30 de octubre de 2020. Viernes.
EL TERREMOTO
EL TERREMOTO
-El
día me invita a reír, a celebrar la luz, a poner palabras claras y no negras en
lo que escribo, a dejar que mi alma grite y diga: «¡Gracias!». Gracias por este
día, por el polvo de oro que el sol nos regala, por el silencio de las
cosas que oigo.

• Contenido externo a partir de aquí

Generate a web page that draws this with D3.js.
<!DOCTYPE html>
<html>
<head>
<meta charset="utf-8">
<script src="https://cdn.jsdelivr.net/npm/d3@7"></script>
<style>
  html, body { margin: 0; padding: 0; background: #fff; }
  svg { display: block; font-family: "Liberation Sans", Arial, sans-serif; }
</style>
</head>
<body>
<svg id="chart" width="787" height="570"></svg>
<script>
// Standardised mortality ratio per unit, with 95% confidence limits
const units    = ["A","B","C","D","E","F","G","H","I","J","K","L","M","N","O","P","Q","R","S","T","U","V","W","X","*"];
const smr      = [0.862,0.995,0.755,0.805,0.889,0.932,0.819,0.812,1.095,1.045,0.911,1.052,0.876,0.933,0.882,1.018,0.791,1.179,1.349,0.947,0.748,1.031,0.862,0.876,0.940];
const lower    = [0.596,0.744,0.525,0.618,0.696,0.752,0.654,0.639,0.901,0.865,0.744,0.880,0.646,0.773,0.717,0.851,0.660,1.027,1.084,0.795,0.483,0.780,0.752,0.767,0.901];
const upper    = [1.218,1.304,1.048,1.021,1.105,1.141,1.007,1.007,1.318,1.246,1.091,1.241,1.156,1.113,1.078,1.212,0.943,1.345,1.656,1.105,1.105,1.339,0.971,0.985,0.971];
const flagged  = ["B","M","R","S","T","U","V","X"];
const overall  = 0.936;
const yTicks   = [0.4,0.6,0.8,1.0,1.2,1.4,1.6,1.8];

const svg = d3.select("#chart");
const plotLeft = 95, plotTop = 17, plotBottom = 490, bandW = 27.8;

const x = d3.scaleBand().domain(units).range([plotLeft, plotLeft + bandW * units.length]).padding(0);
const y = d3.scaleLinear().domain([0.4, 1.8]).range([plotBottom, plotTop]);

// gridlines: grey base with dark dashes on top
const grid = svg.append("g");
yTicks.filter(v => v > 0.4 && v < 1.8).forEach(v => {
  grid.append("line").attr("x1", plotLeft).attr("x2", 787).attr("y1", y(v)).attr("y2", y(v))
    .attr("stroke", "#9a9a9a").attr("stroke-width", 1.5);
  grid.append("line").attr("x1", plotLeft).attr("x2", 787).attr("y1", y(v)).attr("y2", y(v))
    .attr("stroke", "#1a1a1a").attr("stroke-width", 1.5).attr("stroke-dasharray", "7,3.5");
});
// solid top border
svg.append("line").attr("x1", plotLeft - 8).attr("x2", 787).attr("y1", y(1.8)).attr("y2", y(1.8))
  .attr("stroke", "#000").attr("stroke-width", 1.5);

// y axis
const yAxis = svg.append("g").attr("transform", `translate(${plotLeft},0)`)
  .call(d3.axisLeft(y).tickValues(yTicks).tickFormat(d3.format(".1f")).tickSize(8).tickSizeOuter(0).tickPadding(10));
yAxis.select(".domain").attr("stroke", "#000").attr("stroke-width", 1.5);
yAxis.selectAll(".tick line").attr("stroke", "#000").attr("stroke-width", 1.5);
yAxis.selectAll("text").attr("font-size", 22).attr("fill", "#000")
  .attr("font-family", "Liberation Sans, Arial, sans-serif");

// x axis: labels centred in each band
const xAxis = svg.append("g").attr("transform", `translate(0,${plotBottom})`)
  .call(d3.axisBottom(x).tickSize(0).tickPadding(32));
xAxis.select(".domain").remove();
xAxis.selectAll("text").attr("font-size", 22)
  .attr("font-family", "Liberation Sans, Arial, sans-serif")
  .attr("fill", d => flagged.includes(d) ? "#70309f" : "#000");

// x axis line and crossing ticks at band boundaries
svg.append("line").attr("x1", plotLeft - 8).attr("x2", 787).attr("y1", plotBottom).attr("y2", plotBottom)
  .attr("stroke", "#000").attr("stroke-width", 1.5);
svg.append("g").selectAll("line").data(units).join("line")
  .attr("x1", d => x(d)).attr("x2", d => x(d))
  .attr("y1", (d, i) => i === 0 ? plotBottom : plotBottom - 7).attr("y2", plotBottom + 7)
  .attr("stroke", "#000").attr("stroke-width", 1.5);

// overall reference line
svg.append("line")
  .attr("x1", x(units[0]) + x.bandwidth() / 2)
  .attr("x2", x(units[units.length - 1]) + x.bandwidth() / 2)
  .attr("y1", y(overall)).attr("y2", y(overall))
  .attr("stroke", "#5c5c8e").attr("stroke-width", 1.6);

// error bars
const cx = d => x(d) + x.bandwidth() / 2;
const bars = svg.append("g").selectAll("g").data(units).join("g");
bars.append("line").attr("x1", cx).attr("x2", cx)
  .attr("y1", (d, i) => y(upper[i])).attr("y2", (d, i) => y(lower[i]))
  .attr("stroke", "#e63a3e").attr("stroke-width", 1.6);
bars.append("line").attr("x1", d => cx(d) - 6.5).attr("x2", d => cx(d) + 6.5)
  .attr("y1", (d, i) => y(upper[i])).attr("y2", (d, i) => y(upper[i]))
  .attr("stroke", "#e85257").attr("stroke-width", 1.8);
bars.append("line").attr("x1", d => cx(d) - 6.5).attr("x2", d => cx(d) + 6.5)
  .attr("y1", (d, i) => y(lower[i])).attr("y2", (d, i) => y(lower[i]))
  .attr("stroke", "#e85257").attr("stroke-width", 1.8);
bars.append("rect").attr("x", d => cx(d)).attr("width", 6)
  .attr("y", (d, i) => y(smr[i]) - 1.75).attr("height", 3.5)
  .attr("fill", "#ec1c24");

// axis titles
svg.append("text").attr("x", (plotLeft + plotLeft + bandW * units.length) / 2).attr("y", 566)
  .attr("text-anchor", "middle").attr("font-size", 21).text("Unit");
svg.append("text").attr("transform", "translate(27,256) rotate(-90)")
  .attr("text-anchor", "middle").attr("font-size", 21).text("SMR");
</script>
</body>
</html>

En el árbol, en el vuelo de las aves, en la rosa, en los
tejados sin techo y hojas de periódico con que se protege y tapa el pobre, en
sus sandalias de pie descalzo, en la moneda que pide y que le echan sin mirarle
(o mirándole), en todo lo que no se ve porque quizá nos avergüenza verlo, en
todo luce hoy un sol que parece hecho de miel silvestre, de caridad infinita,
sin discriminación, global. Pero todo este mundo feliz de Aldous Huxley, lleno
de excitación poética, se derrumba cuando miro en mi derredor, y contemplo el
caos en el que como larvas en un charco palúdico, insano, nos movemos. Y pongo
mis miedos por escrito. Cada vez la pandemia anda más desbocada, sin bridas, sin
freno. Y: «No hay nadie al volante» que nos guíe. 17 conductores –con buena
voluntad quizá– que conducen un autobús cargado de gente desorientada, y que
teme despeñarse por el precipicio. Y no sé con qué quedarme, si con los versos
tristes e inquietantes del poeta Pedro Mairal: «Cambio sistema solar / por dos
palabras ciertas / que consigan decir toda mi sombra»; o estas otras, de otro
poeta, el salmista, y con el que he rezado esta mañana: «En el terremoto,
Señor, acuérdate de la misericordia». ¿Tú qué crees, Diario, tú que conoces mis
años? Has acertado: elijo la plegaria confiada del salmista. Siempre he creído
que es más saludable rezar, esperando a Dios, que, como dice también el salmo,
«fiarte de los hombres», aunque se trate de jefes, interesados y extraños, y más, si su boca es un nido de mentiras (12:29:25).